What is expected>
Print exactly the lines running from the one that holds "Output the Python" through the one that holds "from matplotlib.patches import FancyBboxPatch, Rectangle", please, and leave the pictures out.

Code that draws figures
-- START --
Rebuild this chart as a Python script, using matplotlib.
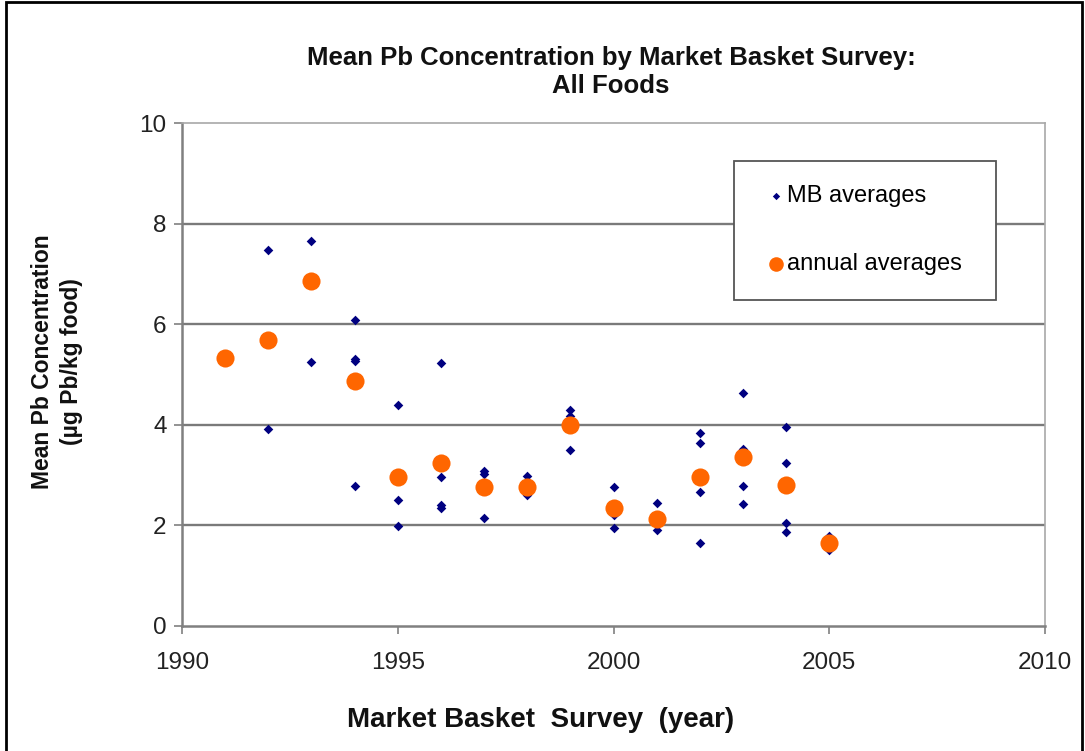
import matplotlib
matplotlib.use("Agg")
import matplotlib.pyplot as plt
from matplotlib.patches import Rectangle

plt.rcParams['font.family'] = ['Liberation Sans', 'DejaVu Sans']

# MB averages (individual market basket surveys)
mb_years = [1992, 1992,
            1993, 1993,
            1994, 1994, 1994, 1994,
            1995, 1995, 1995,
            1996, 1996, 1996, 1996,
            1997, 1997, 1997,
            1998, 1998,
            1999, 1999, 1999,
            2000, 2000, 2000,
            2001, 2001,
            2002, 2002, 2002, 2002,
            2003, 2003, 2003, 2003,
            2004, 2004, 2004, 2004,
            2005, 2005]
mb_values = [7.47, 3.91,
             7.66, 5.24,
             6.09, 5.30, 5.26, 2.79,
             4.39, 2.50, 1.99,
             5.22, 2.97, 2.40, 2.35,
             3.08, 3.02, 2.14,
             2.98, 2.60,
             4.29, 4.18, 3.50,
             2.76, 2.20, 1.94,
             2.45, 1.90,
             3.84, 3.64, 2.66, 1.66,
             4.63, 3.51, 2.78, 2.42,
             3.96, 3.25, 2.05, 1.86,
             1.78, 1.52]

# annual averages
annual_years = [1991, 1992, 1993, 1994, 1995, 1996, 1997, 1998, 1999,
                2000, 2001, 2002, 2003, 2004, 2005]
annual_values = [5.33, 5.69, 6.86, 4.87, 2.97, 3.25, 2.77, 2.77, 3.99,
                 2.35, 2.13, 2.97, 3.35, 2.80, 1.66]

x_ticks = [1990, 1995, 2000, 2005, 2010]
y_ticks = [0, 2, 4, 6, 8, 10]

W, H = 1085, 751
fig = plt.figure(figsize=(W / 100, H / 100), dpi=100)
ax = fig.add_axes([182 / W, 1 - 626 / H, (1045 - 182) / W, (626 - 123) / H])

ax.scatter(mb_years, mb_values, marker='D', s=24, color='#000080',
           linewidths=0, zorder=3, label='MB averages')
ax.scatter(annual_years, annual_values, marker='o', s=170, color='#FF6600',
           linewidths=0, zorder=4, label='annual averages')

ax.set_xlim(1990, 2010)
ax.set_ylim(0, 10)
ax.set_xticks(x_ticks)
ax.set_yticks(y_ticks)
ax.tick_params(axis='both', labelsize=17.5, color='#808080', length=6,
               width=1.2, direction='out', labelcolor='#222222')
ax.tick_params(axis='x', pad=13)
ax.tick_params(axis='y', pad=5)

for y in [2, 4, 6, 8]:
    ax.axhline(y, color='#7a7a7a', lw=1.7, zorder=1)
for sp in ax.spines.values():
    sp.set_color('#a8a8a8')
    sp.set_linewidth(1.2)
ax.spines['left'].set_color('#808080')
ax.spines['bottom'].set_color('#808080')
ax.spines['left'].set_linewidth(1.8)
ax.spines['bottom'].set_linewidth(1.8)

fig.text(611 / W, 1 - 72 / H,
         'Mean Pb Concentration by Market Basket Survey:\nAll Foods',
         ha='center', va='center', fontsize=18.5, fontweight='bold',
         linespacing=1.2, color='#111111')

fig.text(57 / W, 1 - 362 / H, 'Mean Pb Concentration\n(µg Pb/kg food)',
         rotation=90, ha='center', va='center', fontsize=16.5,
         fontweight='bold', linespacing=1.3, color='#111111')

fig.text(541 / W, 1 - 720 / H, 'Market Basket  Survey  (year)',
         ha='center', va='center', fontsize=20, fontweight='bold',
         color='#111111')

# legend box (white, framed) hiding the grid line behind it
box = Rectangle(((734 - 182) / 863, (626 - 300) / 503), 262 / 863, 139 / 503,
                transform=ax.transAxes, facecolor='white', edgecolor='#555555',
                linewidth=1.3, zorder=5, clip_on=False)
ax.add_patch(box)

leg = ax.legend(loc='center left',
                bbox_to_anchor=((766.5 - 182) / 863, (626 - 230) / 503),
                borderaxespad=0, borderpad=0, frameon=False,
                fontsize=17, labelspacing=1.97,
                handletextpad=0.05, handlelength=0.8)
leg.legend_handles[0].set_sizes([14])
leg.legend_handles[1].set_sizes([110])
leg.set_zorder(6)

# outer frame of the figure
fig.patches.append(Rectangle((6 / W, -0.01), (1082 - 6) / W, 1 - 2 / H + 0.01,
                             transform=fig.transFigure, fill=False,
                             edgecolor='black', linewidth=2))

fig.savefig('out.png', dpi=100)
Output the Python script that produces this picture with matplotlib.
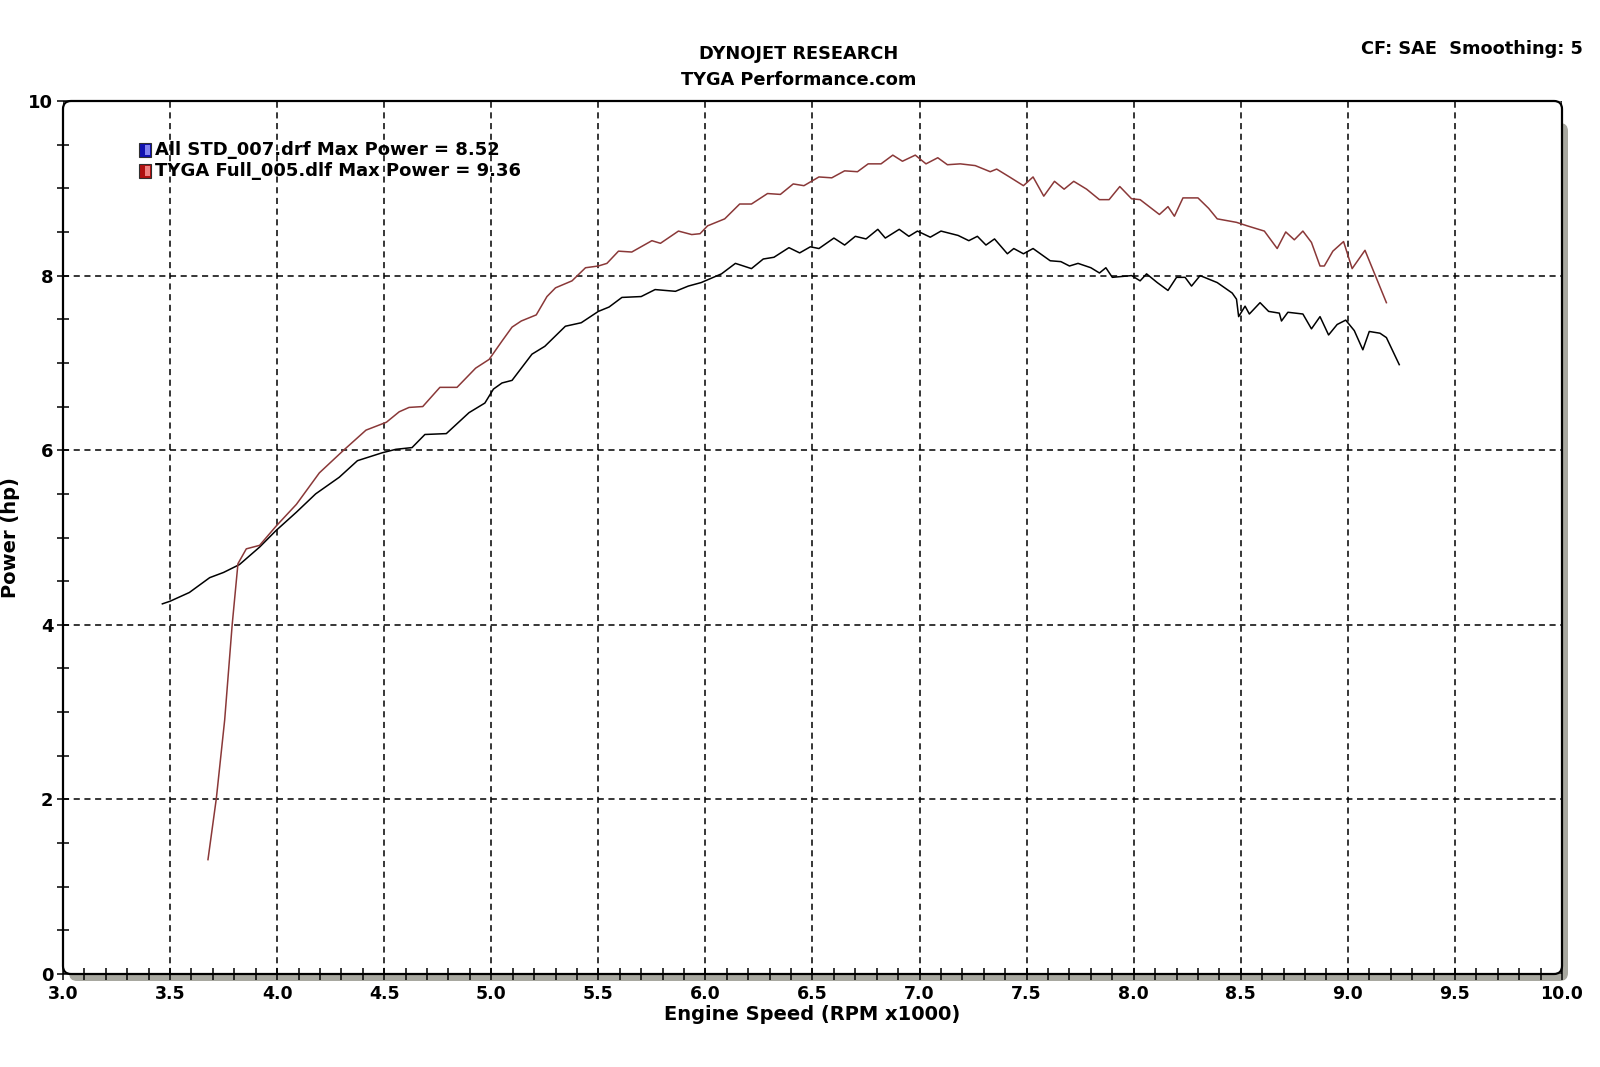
import numpy as np
import matplotlib
matplotlib.use("Agg")
import matplotlib.pyplot as plt
from matplotlib.patches import FancyBboxPatch, Rectangle

# dyno run, stock (black)
std_rpm = [3.464, 3.50, 3.59, 3.685, 3.75, 3.824, 3.918, 3.995, 4.09, 4.18, 4.29, 4.375,
           4.49, 4.554, 4.63, 4.69, 4.79, 4.896, 4.97, 5.01, 5.05, 5.097, 5.19, 5.25,
           5.346, 5.42, 5.50, 5.55, 5.61, 5.70, 5.765, 5.86, 5.92, 5.98, 6.075, 6.14,
           6.215, 6.27, 6.32, 6.39, 6.44, 6.49, 6.53, 6.60, 6.65, 6.70, 6.75, 6.805,
           6.84, 6.905, 6.95, 6.99, 7.05, 7.10, 7.18, 7.23, 7.27, 7.31, 7.35, 7.41,
           7.44, 7.485, 7.53, 7.61, 7.66, 7.70, 7.74, 7.80, 7.84, 7.87, 7.90, 7.99,
           8.03, 8.06, 8.11, 8.16, 8.20, 8.24, 8.27, 8.31, 8.39, 8.46, 8.48, 8.49,
           8.52, 8.54, 8.59, 8.63, 8.68, 8.69, 8.72, 8.79, 8.83, 8.87, 8.91, 8.95,
           8.99, 9.03, 9.07, 9.10, 9.15, 9.18, 9.24]
std_hp = [4.24, 4.27, 4.37, 4.54, 4.60, 4.69, 4.89, 5.08, 5.29, 5.50, 5.69, 5.88,
          5.97, 6.01, 6.03, 6.18, 6.19, 6.43, 6.54, 6.70, 6.77, 6.80, 7.10, 7.19,
          7.42, 7.46, 7.59, 7.64, 7.75, 7.76, 7.84, 7.82, 7.88, 7.92, 8.02, 8.14,
          8.08, 8.19, 8.21, 8.32, 8.26, 8.33, 8.31, 8.43, 8.35, 8.45, 8.42, 8.53,
          8.43, 8.53, 8.45, 8.51, 8.44, 8.51, 8.46, 8.40, 8.45, 8.35, 8.42, 8.25,
          8.31, 8.25, 8.31, 8.17, 8.16, 8.11, 8.14, 8.09, 8.03, 8.09, 7.98, 8.00,
          7.94, 8.02, 7.92, 7.83, 7.98, 7.98, 7.88, 8.00, 7.92, 7.80, 7.73, 7.53,
          7.65, 7.56, 7.69, 7.59, 7.57, 7.48, 7.58, 7.56, 7.39, 7.53, 7.32, 7.44,
          7.49, 7.37, 7.15, 7.36, 7.34, 7.29, 6.98]

# TYGA full exhaust (red)
tyga_rpm = [3.677, 3.716, 3.755, 3.79, 3.817, 3.856, 3.918, 3.995, 4.09, 4.197, 4.306,
            4.415, 4.51, 4.57, 4.616, 4.68, 4.76, 4.84, 4.927, 4.99, 5.05, 5.097, 5.14,
            5.21, 5.26, 5.30, 5.377, 5.44, 5.50, 5.54, 5.594, 5.656, 5.75, 5.79, 5.874,
            5.936, 5.975, 6.01, 6.09, 6.16, 6.215, 6.29, 6.35, 6.41, 6.46, 6.53, 6.59,
            6.65, 6.71, 6.76, 6.82, 6.875, 6.92, 6.98, 7.03, 7.085, 7.13, 7.19, 7.26,
            7.33, 7.36, 7.42, 7.485, 7.53, 7.58, 7.63, 7.675, 7.72, 7.78, 7.84, 7.885,
            7.935, 7.99, 8.03, 8.12, 8.16, 8.19, 8.23, 8.30, 8.35, 8.39, 8.48, 8.53,
            8.61, 8.67, 8.71, 8.75, 8.79, 8.83, 8.87, 8.89, 8.93, 8.98, 9.02, 9.08,
            9.12, 9.18]
tyga_hp = [1.31, 2.01, 2.91, 4.00, 4.70, 4.87, 4.91, 5.13, 5.38, 5.74, 5.99,
           6.23, 6.32, 6.44, 6.49, 6.50, 6.72, 6.72, 6.94, 7.04, 7.25, 7.41, 7.48,
           7.55, 7.76, 7.86, 7.94, 8.09, 8.11, 8.14, 8.28, 8.27, 8.40, 8.37, 8.51,
           8.47, 8.48, 8.57, 8.65, 8.82, 8.82, 8.94, 8.93, 9.05, 9.03, 9.13, 9.12,
           9.20, 9.19, 9.28, 9.28, 9.38, 9.31, 9.38, 9.28, 9.35, 9.27, 9.28, 9.26,
           9.19, 9.22, 9.13, 9.03, 9.13, 8.91, 9.08, 8.99, 9.08, 8.99, 8.87, 8.87,
           9.02, 8.88, 8.87, 8.70, 8.79, 8.68, 8.89, 8.89, 8.77, 8.65, 8.61, 8.57,
           8.51, 8.31, 8.50, 8.41, 8.51, 8.38, 8.11, 8.11, 8.28, 8.39, 8.08, 8.29,
           8.05, 7.69]

legend_txt = ["All STD_007.drf Max Power = 8.52", "TYGA Full_005.dlf Max Power = 9.36"]
xticks = [3.0, 3.5, 4.0, 4.5, 5.0, 5.5, 6.0, 6.5, 7.0, 7.5, 8.0, 8.5, 9.0, 9.5, 10.0]
yticks = [0, 2, 4, 6, 8, 10]

W, H = 16.0, 10.67
fig = plt.figure(figsize=(W, H), dpi=100)
L, R, B, T = 0.63, 15.62, 0.93, 9.66   # axes box in inches
ax = fig.add_axes([L / W, B / H, (R - L) / W, (T - B) / H])
ax.patch.set_visible(False)
for s in ax.spines.values():
    s.set_visible(False)

# frame with rounded corners + grey drop shadow
shadow = FancyBboxPatch((L + 0.06, B - 0.07), R - L, T - B - 0.15,
                        boxstyle="round,pad=0,rounding_size=0.08",
                        transform=fig.dpi_scale_trans, fc="#a8a8a0", ec="none", zorder=-2)
frame = FancyBboxPatch((L, B), R - L, T - B, boxstyle="round,pad=0,rounding_size=0.08",
                       transform=fig.dpi_scale_trans, fc="white", ec="black", lw=1.6, zorder=-1)
fig.patches.extend([shadow, frame])

ax.plot(std_rpm, std_hp, color="black", lw=1.1, zorder=3)
ax.plot(tyga_rpm, tyga_hp, color="#8a3838", lw=1.1, zorder=3)

ax.set_xlim(3, 10)
ax.set_ylim(0, 10)
ax.set_xticks(xticks)
ax.set_xticks(np.arange(3.0, 10.01, 0.1), minor=True)
ax.set_xticklabels(["%.1f" % v for v in xticks])
ax.set_yticks(yticks)
ax.set_yticks(np.arange(0, 10.01, 0.5), minor=True)
ax.tick_params(axis="x", which="both", direction="inout", length=8, width=1.1, pad=4,
               labelsize=12.5)
ax.tick_params(axis="y", which="both", direction="inout", length=8, width=1.1, pad=3,
               labelsize=13)
for lab in ax.get_xticklabels() + ax.get_yticklabels():
    lab.set_fontweight("bold")
ax.grid(True, which="major", color="black", ls=(0, (4, 3)), lw=1.1)

ax.set_xlabel("Engine Speed (RPM x1000)", fontsize=14, fontweight="bold", labelpad=1)
ax.set_ylabel("Power (hp)", fontsize=14, fontweight="bold", labelpad=6)

# legend
cols = [("#1010b0", "#8080f0"), ("#b01010", "#f08080")]
for i, (txt, (c1, c2)) in enumerate(zip(legend_txt, cols)):
    y = 0.944 - i * 0.024
    ax.add_patch(Rectangle((0.0505, y - 0.008), 0.0085, 0.016, transform=ax.transAxes,
                           fc=c1, ec="#303030", lw=0.8, zorder=4))
    ax.add_patch(Rectangle((0.0545, y - 0.006), 0.0035, 0.012, transform=ax.transAxes,
                           fc=c2, ec="none", zorder=5))
    ax.text(0.0615, y, txt, transform=ax.transAxes, fontsize=13, fontweight="bold",
            va="center", ha="left", zorder=5)

fig.text(799 / 1600, 1 - 54 / 1067, "DYNOJET RESEARCH", ha="center", va="center",
         fontsize=12.8, fontweight="bold")
fig.text(799 / 1600, 1 - 80 / 1067, "TYGA Performance.com", ha="center", va="center",
         fontsize=12.8, fontweight="bold")
fig.text(1583 / 1600, 1 - 49 / 1067, "CF: SAE  Smoothing: 5", ha="right", va="center",
         fontsize=12.8, fontweight="bold")

fig.savefig("out.png", dpi=100, facecolor="white")
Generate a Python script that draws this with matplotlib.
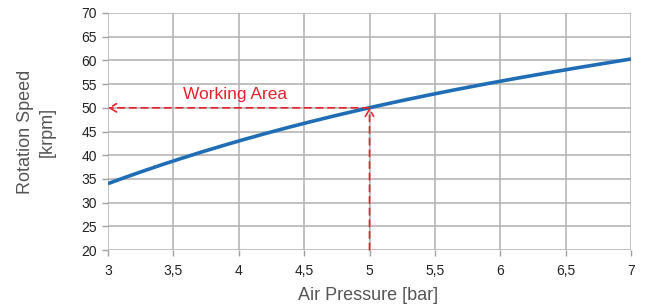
import matplotlib
matplotlib.use("Agg")
import matplotlib.pyplot as plt
import numpy as np

pressure = [3, 3.5, 4, 4.5, 5, 5.5, 6, 6.5, 7]
speed = [34.0, 38.8, 43.0, 46.7, 50.0, 53.0, 55.6, 58.0, 60.3]
xticks = [3, 3.5, 4, 4.5, 5, 5.5, 6, 6.5, 7]
xticklabels = ["3", "3,5", "4", "4,5", "5", "5,5", "6", "6,5", "7"]
yticks = list(range(20, 75, 5))
work_x, work_y = 5, 50

plt.rcParams['font.family'] = ['Liberation Sans', 'DejaVu Sans']
fig = plt.figure(figsize=(6.46, 3.07), dpi=100)
ax = fig.add_axes([108/646, 1-250/307, (631-108)/646, (250-13)/307])

coef = np.polyfit(pressure, speed, 3)
xs = np.linspace(3, 7, 200)
ax.plot(xs, np.polyval(coef, xs), color='#1f6db5', lw=2.6, zorder=3, solid_capstyle='butt')

ax.set_xlim(3, 7)
ax.set_ylim(20, 70)
ax.set_xticks(xticks)
ax.set_xticklabels(xticklabels)
ax.set_yticks(yticks)
ax.grid(True, color='#b0b0b0', lw=1.1)
for s in ax.spines.values():
    s.set_visible(False)
ax.tick_params(axis='both', colors='#a0a0a0', labelcolor='#222222', labelsize=10, length=4, width=1)
ax.tick_params(axis='x', pad=6)
ax.tick_params(axis='y', pad=4)

red = '#e8212e'
ax.annotate('', xy=(3.0, work_y), xytext=(work_x, work_y),
            arrowprops=dict(arrowstyle='->,head_length=0.5,head_width=0.3', color=red, lw=1.2,
                            linestyle=(0, (4, 3)), shrinkA=0, shrinkB=0), zorder=4)
ax.annotate('', xy=(work_x, work_y), xytext=(work_x, 20),
            arrowprops=dict(arrowstyle='->,head_length=0.5,head_width=0.3', color=red, lw=1.2,
                            linestyle=(0, (4, 3)), shrinkA=0, shrinkB=0), zorder=4)
ax.text(3.575, 51.2, 'Working Area', color=red, fontsize=12.5, ha='left', va='bottom')

fig.text(368/646, 1-295/307, 'Air Pressure [bar]', ha='center', va='center', fontsize=13, color='#555555')
fig.text(36/646, 1-132/307, 'Rotation Speed\n[krpm]', ha='center', va='center', fontsize=13,
         color='#555555', rotation=90, linespacing=1.35)

fig.savefig('out.png', dpi=100)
-- END --
The completed task>
Output the Python script that produces this picture with matplotlib.
import numpy as np
import matplotlib
matplotlib.use("Agg")
import matplotlib.pyplot as plt
from matplotlib.patches import FancyBboxPatch, Rectangle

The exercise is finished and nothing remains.